ARRÊT N R. G : 11/ 03672
TRIBUNAL DE GRANDE INSTANCE DE CARPENTRAS 10 août 2011
X... C/ A...
APPELANT : Monsieur Jean-François X... né le 31 Août 1954 à GASSIN (8358O) Chez Mme Monique Y...-...... 06400 CANNES Rep/ assistant : la SCP POMIES-RICHAUD VAJOU DISSOUTE représentée par ses co liquidateurs Me G. POMIES RICHAUD et Me E. VAJOU, Plaidant/ Postulant (avocats au barreau de NÎMES)
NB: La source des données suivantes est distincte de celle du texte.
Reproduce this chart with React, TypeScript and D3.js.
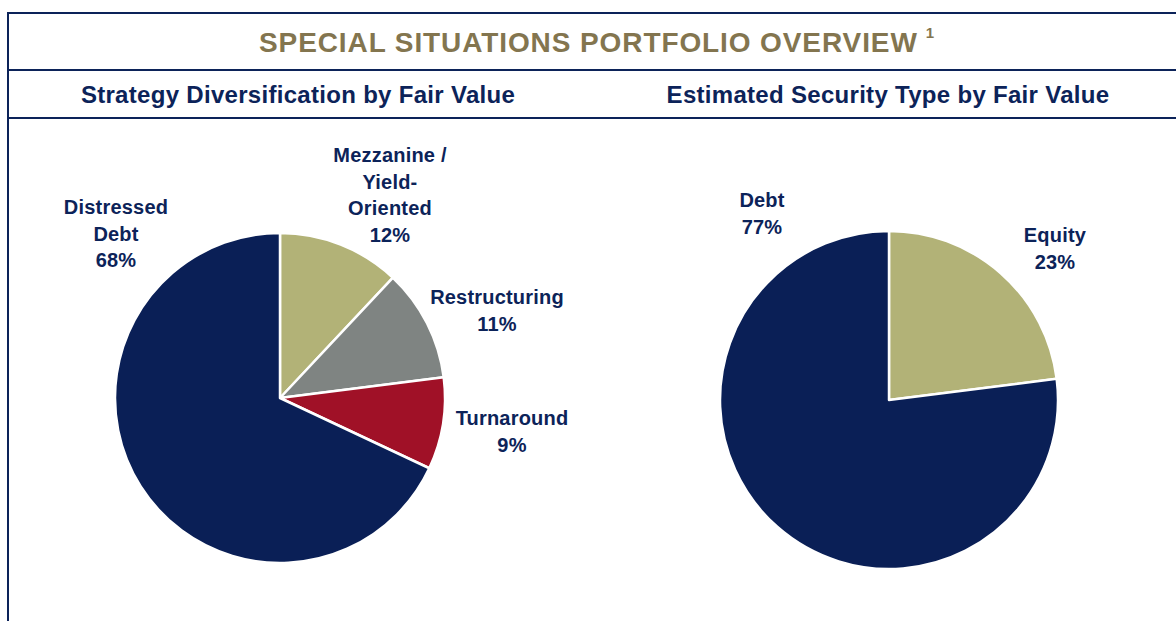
import { useEffect, useRef } from 'react';
import * as d3 from 'd3';

// strategy pie (clockwise from 12 o'clock)
const strategyNames = ['Mezzanine / Yield- Oriented', 'Restructuring', 'Turnaround', 'Distressed Debt'];
const strategyValues = [12, 11, 9, 68];
const strategyColors = ['#b2b277', '#7f8482', '#a01127', '#0a1f56'];

// security type pie
const securityNames = ['Equity', 'Debt'];
const securityValues = [23, 77];
const securityColors = ['#b2b277', '#0a1f56'];

const title = 'SPECIAL SITUATIONS PORTFOLIO OVERVIEW';
const leftTitle = 'Strategy Diversification by Fair Value';
const rightTitle = 'Estimated Security Type by Fair Value';

const NAVY = '#0c2359';
const GOLD = '#83754f';
const FONT = '"Liberation Sans", Arial, sans-serif';

// label anchors (layout only), relative to each pie centre
const strategyLabelPos = [
  { dx: 110, dy: -236, lines: ['Mezzanine /', 'Yield-', 'Oriented'] },
  { dx: 217, dy: -94, lines: ['Restructuring'] },
  { dx: 232, dy: 27, lines: ['Turnaround'] },
  { dx: -164, dy: -184, lines: ['Distressed', 'Debt'] },
];
const securityLabelPos = [
  { dx: 166, dy: -158, lines: ['Equity'] },
  { dx: -127, dy: -193, lines: ['Debt'] },
];

export default function App() {
  const svgRef = useRef<SVGSVGElement>(null);

  useEffect(() => {
    if (!svgRef.current) return;
    const svg = d3.select(svgRef.current);
    svg.selectAll('*').remove();

    const width = 1176;

    // frame lines
    const frame = svg.append('g').attr('stroke', NAVY).attr('stroke-width', 2);
    [13, 70, 118].forEach((y) => {
      frame.append('line').attr('x1', 8).attr('x2', width).attr('y1', y).attr('y2', y);
    });
    frame.append('line').attr('x1', 8).attr('x2', 8).attr('y1', 12).attr('y2', 621);

    // main title
    const t = svg
      .append('text')
      .attr('x', 597)
      .attr('y', 52)
      .attr('text-anchor', 'middle')
      .attr('font-family', FONT)
      .attr('font-weight', 'bold')
      .attr('font-size', 28)
      .attr('letter-spacing', 0.9)
      .attr('fill', GOLD);
    t.append('tspan').text(title);
    t.append('tspan').attr('dx', 8).attr('dy', -14).attr('font-size', 15).text('1');

    [
      { x: 298, text: leftTitle },
      { x: 888, text: rightTitle },
    ].forEach((s) => {
      svg
        .append('text')
        .attr('x', s.x)
        .attr('y', 103)
        .attr('text-anchor', 'middle')
        .attr('font-family', FONT)
        .attr('font-weight', 'bold')
        .attr('font-size', 24)
        .attr('letter-spacing', 0.3)
        .attr('fill', NAVY)
        .text(s.text);
    });

    const drawPie = (
      cx: number,
      cy: number,
      r: number,
      names: string[],
      values: number[],
      colors: string[],
      labels: { dx: number; dy: number; lines: string[] }[]
    ) => {
      const pie = d3.pie<number>().sort(null).value((d) => d);
      const arc = d3.arc<d3.PieArcDatum<number>>().innerRadius(0).outerRadius(r);
      const g = svg.append('g').attr('transform', `translate(${cx},${cy})`);
      const arcs = pie(values);

      g.selectAll('path')
        .data(arcs)
        .enter()
        .append('path')
        .attr('d', arc)
        .attr('fill', (_, i) => colors[i])
        .attr('stroke', '#ffffff')
        .attr('stroke-width', 2.5)
        .attr('stroke-linejoin', 'round');

      arcs.forEach((a, i) => {
        const lp = labels[i];
        const text = g
          .append('text')
          .attr('text-anchor', 'middle')
          .attr('font-family', FONT)
          .attr('font-weight', 'bold')
          .attr('font-size', 20)
          .attr('letter-spacing', 0.2)
          .attr('fill', NAVY);
        const lines = [...lp.lines, `${values[i]}%`];
        lines.forEach((line, j) => {
          text
            .append('tspan')
            .attr('x', lp.dx)
            .attr('y', lp.dy + j * 26.5)
            .text(line);
        });
        text.append('title').text(`${names[i]}: ${a.data}%`);
      });
    };

    drawPie(280, 398, 165, strategyNames, strategyValues, strategyColors, strategyLabelPos);
    drawPie(889, 400, 169, securityNames, securityValues, securityColors, securityLabelPos);
  }, []);

  return (
    <div style={{ position: 'absolute', left: 0, top: 0, width: 1176, height: 621, background: '#fff' }}>
      <svg ref={svgRef} width={1176} height={621} style={{ display: 'block' }} />
    </div>
  );
}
INTIMÉE : Madame Christiane Annie Michelle A... épouse X... née le 03 Juillet 1951 à AIN TAYA (ALGÉRIE)... 84190 BEAUMES DE VENISE Rep/ assistant : la SCP RAMEL SEBELLINI MOULIS, Plaidant (avocats au barreau de NÎMES) Rep/ assistant : la SCP CURAT JARRICOT, Postulant (avocats au barreau de NÎMES)
Statuant sur appel d'un jugement rendu par le Juge de l'Exécution
COMPOSITION DE LA COUR LORS DES DÉBATS : Mme Isabelle THERY, Conseiller, a entendu les plaidoiries en application de l'article 786 du code de procédure civile, sans opposition des avocats, et en a rendu compte à la Cour lors de son délibéré.
COMPOSITION DE LA COUR LORS DU DÉLIBÉRÉ : M. Dominique BRUZY, Président M. Serge BERTHET, Conseiller Mme Isabelle THERY, Conseiller
GREFFIER : Mme Jany MAESTRE, Greffier, lors des débats et du prononcé de la décision.
DÉBATS : à l'audience publique du 25 Janvier 2012, où l'affaire a été mise en délibéré au 06 Mars 2012. Les parties ont été avisées que l'arrêt sera prononcé par sa mise à disposition au greffe de la cour d'appel.
ARRÊT : Arrêt contradictoire, prononcé et signé par M. Dominique BRUZY, Président, publiquement, le 06 Mars 2012, date indiquée à l'issue des débats, par mise à disposition au greffe de la Cour.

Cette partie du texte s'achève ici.